----- Given information -----
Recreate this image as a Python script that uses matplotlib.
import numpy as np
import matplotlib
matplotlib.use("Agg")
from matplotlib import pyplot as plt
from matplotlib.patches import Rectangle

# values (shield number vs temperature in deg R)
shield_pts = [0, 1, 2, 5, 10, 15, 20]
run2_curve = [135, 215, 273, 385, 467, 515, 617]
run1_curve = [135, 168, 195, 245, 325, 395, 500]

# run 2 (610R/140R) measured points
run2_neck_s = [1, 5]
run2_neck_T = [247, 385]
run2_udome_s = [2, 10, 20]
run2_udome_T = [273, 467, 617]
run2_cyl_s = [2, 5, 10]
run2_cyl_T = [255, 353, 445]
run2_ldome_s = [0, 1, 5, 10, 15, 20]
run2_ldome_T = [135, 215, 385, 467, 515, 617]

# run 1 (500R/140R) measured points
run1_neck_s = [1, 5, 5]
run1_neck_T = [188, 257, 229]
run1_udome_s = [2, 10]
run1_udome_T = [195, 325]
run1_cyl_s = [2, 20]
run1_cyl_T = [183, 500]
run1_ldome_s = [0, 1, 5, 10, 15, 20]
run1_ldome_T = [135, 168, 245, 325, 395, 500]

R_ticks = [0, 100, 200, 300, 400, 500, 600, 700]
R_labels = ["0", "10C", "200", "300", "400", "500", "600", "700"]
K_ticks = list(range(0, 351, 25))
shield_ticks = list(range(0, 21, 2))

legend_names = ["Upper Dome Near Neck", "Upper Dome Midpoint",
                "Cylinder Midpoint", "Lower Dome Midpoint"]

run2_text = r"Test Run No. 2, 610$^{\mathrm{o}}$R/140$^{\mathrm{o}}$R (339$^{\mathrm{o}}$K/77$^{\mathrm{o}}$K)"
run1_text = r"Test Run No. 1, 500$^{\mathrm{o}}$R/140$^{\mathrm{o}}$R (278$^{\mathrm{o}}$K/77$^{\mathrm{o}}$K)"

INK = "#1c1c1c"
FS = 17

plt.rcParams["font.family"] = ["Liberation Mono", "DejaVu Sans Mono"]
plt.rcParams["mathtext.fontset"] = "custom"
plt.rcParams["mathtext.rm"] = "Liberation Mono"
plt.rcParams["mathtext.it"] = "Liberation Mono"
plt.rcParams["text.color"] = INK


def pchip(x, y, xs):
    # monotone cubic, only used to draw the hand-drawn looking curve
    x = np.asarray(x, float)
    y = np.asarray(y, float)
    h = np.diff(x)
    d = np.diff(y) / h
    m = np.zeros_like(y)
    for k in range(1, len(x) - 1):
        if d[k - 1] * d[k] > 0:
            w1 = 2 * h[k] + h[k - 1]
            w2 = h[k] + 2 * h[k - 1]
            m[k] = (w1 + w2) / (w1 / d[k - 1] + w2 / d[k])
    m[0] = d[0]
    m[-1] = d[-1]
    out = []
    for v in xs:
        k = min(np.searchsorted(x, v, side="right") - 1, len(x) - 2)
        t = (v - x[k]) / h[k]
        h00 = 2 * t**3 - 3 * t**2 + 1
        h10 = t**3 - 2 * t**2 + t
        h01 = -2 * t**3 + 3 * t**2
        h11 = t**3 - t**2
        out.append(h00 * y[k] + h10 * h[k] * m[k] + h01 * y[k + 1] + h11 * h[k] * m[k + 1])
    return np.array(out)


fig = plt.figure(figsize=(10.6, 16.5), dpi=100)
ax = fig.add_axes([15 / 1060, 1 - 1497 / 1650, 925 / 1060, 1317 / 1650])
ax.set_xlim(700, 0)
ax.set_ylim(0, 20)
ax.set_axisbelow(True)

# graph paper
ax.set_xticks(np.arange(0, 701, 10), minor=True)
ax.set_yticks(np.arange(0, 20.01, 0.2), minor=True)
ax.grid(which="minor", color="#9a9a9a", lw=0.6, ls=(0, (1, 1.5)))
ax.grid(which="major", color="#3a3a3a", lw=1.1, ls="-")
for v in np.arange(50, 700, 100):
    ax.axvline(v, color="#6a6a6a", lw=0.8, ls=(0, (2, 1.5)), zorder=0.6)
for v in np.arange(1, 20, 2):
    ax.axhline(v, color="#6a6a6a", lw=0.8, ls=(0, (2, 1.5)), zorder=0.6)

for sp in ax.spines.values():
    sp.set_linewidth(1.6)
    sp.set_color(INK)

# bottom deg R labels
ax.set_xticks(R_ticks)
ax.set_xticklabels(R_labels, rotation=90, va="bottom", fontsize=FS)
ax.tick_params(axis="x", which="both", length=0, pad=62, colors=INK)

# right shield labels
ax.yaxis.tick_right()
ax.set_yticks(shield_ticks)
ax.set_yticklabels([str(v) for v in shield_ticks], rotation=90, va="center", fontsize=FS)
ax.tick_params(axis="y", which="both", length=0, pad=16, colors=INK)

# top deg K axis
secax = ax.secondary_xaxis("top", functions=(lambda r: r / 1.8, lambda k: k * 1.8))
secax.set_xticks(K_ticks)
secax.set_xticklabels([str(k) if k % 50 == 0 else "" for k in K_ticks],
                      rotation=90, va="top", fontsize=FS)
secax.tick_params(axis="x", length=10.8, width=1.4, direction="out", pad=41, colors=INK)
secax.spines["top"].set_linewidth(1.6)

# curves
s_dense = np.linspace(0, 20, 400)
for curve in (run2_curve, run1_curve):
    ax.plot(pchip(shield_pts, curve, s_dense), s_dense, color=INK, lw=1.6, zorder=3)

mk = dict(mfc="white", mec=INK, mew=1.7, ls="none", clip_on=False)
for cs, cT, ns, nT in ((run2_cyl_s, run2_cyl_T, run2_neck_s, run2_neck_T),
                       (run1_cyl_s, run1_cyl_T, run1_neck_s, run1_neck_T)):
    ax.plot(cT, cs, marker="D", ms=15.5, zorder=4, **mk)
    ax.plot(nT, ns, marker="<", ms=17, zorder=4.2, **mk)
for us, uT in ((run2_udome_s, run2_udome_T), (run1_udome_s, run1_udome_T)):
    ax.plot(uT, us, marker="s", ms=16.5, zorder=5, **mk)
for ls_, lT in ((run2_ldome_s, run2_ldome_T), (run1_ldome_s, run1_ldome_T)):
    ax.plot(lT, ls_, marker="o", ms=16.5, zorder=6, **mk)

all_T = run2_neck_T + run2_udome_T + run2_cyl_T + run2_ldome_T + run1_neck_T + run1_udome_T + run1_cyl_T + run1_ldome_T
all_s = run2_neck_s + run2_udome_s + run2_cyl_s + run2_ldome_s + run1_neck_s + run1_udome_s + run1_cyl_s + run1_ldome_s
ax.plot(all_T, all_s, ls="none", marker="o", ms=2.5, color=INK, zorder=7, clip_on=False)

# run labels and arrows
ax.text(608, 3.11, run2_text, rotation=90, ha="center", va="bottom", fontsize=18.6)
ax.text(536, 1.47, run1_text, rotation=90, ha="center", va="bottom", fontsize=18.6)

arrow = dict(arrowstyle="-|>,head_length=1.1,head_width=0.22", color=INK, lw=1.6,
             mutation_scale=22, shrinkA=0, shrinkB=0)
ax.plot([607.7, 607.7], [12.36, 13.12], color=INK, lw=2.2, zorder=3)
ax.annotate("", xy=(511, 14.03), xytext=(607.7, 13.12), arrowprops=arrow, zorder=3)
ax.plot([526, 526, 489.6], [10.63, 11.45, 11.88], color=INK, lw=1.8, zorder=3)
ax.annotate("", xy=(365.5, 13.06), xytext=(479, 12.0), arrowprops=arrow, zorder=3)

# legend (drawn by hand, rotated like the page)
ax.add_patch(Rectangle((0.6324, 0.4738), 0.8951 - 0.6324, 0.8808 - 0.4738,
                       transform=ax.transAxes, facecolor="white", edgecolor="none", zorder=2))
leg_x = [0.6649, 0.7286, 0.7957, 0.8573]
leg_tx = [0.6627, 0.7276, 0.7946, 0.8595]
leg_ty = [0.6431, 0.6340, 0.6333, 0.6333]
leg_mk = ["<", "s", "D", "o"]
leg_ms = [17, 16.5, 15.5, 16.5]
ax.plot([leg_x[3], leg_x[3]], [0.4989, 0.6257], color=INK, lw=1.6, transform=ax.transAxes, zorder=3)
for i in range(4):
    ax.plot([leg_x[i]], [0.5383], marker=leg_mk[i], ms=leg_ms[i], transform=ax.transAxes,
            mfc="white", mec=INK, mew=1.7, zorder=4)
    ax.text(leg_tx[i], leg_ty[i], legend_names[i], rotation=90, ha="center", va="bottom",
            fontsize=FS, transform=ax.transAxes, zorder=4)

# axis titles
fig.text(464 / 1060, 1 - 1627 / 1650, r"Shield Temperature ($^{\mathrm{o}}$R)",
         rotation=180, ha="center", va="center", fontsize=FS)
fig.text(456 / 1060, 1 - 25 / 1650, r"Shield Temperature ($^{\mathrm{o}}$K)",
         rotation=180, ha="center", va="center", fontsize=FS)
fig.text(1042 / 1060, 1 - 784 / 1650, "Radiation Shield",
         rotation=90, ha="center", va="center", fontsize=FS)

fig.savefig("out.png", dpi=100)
-----
• [What to work on] Collect the lines of the data that carry the word "matplotlib".

• [Solution below]
Recreate this image as a Python script that uses matplotlib.
import matplotlib
matplotlib.use("Agg")
from matplotlib import pyplot as plt
from matplotlib.patches import Rectangle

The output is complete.